TÍO MONT.







Tío Mont tenía un linaje indudable de cerrajero. Sabía bastante de apretones de manos y por eso se le abrieron muchas puertas a lo largo de su vida. No hay por qué negarlo, también tenía un punto arribista que te sacaba de quicio, pero solía solaparlo con regalos caros y originales que te hacían sentir un astronauta mirando por la escotilla de la nave-lavadora-espacial.
Aparcaba en la puerta su flamante Peugeot 404, daba unos bocinazos colosales para anunciar su llegada, y surgía como un campeón recién laureado del automóvil, con una sonrisa esculpida de triunfo, apretaba un botón del maletero y este se abría por arte de magia como un parpado somnoliento, pesadamente, automáticamente, repleto de presentes de dudosa procedencia (ahora lo sé) para toda la familia. A mamá siempre la dejaba la última, ella esperaba paciente a un costado de la algarabía, y Tío Mont le decía; Hermana, para ti, el más bello de los regalos, un beso de sangre, y se lo espetaba en las mejillas sujetándola por los hombros con la convicción de una ventosa en un cristal mojado.

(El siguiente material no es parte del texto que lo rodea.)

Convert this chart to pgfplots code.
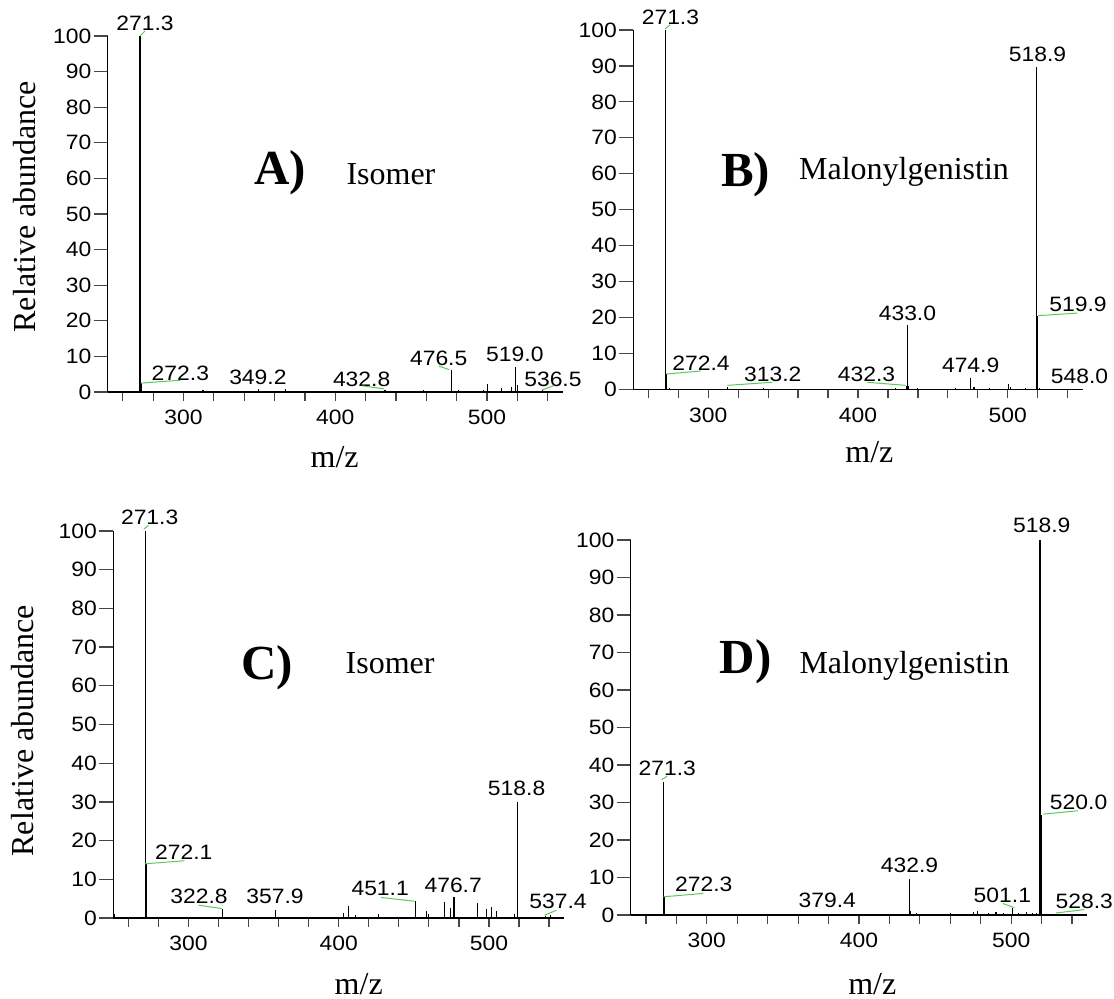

El lujo, comprendía él, que era una estupidez, una tontería, algo despreciable, casi cursi, pero a el le gustaba, no lo podía remediar. A todos nos gusta más un vermut con aceitunas aunque molesten al beber.

Aprendí tantas cosas de Tío Mont como trabajos desempeñó, pero la época que más recuerdos me trae a la memoria, es aquella en la que trabajó como operador de cabina en los cines Catedral. En aquellas dos pequeñas salas exclusivas para eruditos del negocio en auge que era el cine, se visionaban las películas, se fraguaba las producciones que el futuro espectador vería un par de años más tarde en cualquier cine comercial. De aquellas películas extranjeras se copiaban sin ningún tipo de escrúpulos argumentos, ideas, modos de realización y hasta diálogos enteros de personajes. A mi me dejaba acompañarlo a veces por que le venía bien que alguien vigilara que no se soltara el carrete de los rodillos de aquellas máquinas que producían un ruido infernal que apenas dejaban escuchar la película. Siempre me decía: Cuando una chica te proponga ir al cine, dile que prefieres ir a un hotel, es más higiénico y confortable. Y no te olvides de sacar fuera tus zapatos para que los limpie y embetune el muchacho encargado de los pasillos, eso te dará un plus extra ante la muchacha. Más tarde acabó suministrando atrezzos de la mayoría de los proyectos que se realizaron en los clásicos Estudios Artimaña. En su almacén había toda clase de objetos insólitos, extravagantes, originales, que para nada reflejaban la escasez de medios de la época.
Decía con sorna que todo la había ganado jugando a “las siete y media”, que tenía un método matemático infalible siempre que en la baraja se perdiera “por descuido” un par de cartas, en concreto un cuatro y un tres, y yo lo creía a pies juntillas, por que cuando jugaba al “secalló,” me llevaba de señuelo, y pude comprobar infinidad de veces su habilidad con los naipes españoles. Yo sólo tenía que procurar arrojar en el tapete siempre las cartas del mismo palo, por ejemplo, todos los oros que cayeran en mis manos, aunque con ello los contrincantes se anotaran alguna ronda. Al final, Tío Mont siempre acababa invitando con las ganancias.
Cuando vino de regreso del primer viaje a Boston, donde se trataba la molesta enfermedad, me citó en su casa con el pretexto de un negocio ventajoso para los dos, pero lo que me trajo fue un catering completo de la compañía aérea para que supiera lo que se come en los aviones de los vuelos transoceánicos;” tu crees que con esta lechuguita van a mantener a tu tío con vida, anda, ayúdame a subir al coche y vámonos a un restaurante respetable”
Me enseñó, para mi entender, algo fundamental; Que el contexto de la persona, dice más que la propia persona en sí.
Cuando perdía el pelo a mechones, en un arrebato de elegancia, se cubrió su talento desnudo con un sombrero borsalino que lo acompaño hasta la tumba, por que yo mismo coloqué la prenda encima del ataúd cuando lo introducían en el hueco oscuro. No saldrás de hay nunca más, Tío Mont, tus astucias y adulaciones no serán correspondidas, y mira que lo siento, aunque herede una gran fortuna. Sólo espero que Asaselo no tenga nada que ver en este turbio asunto.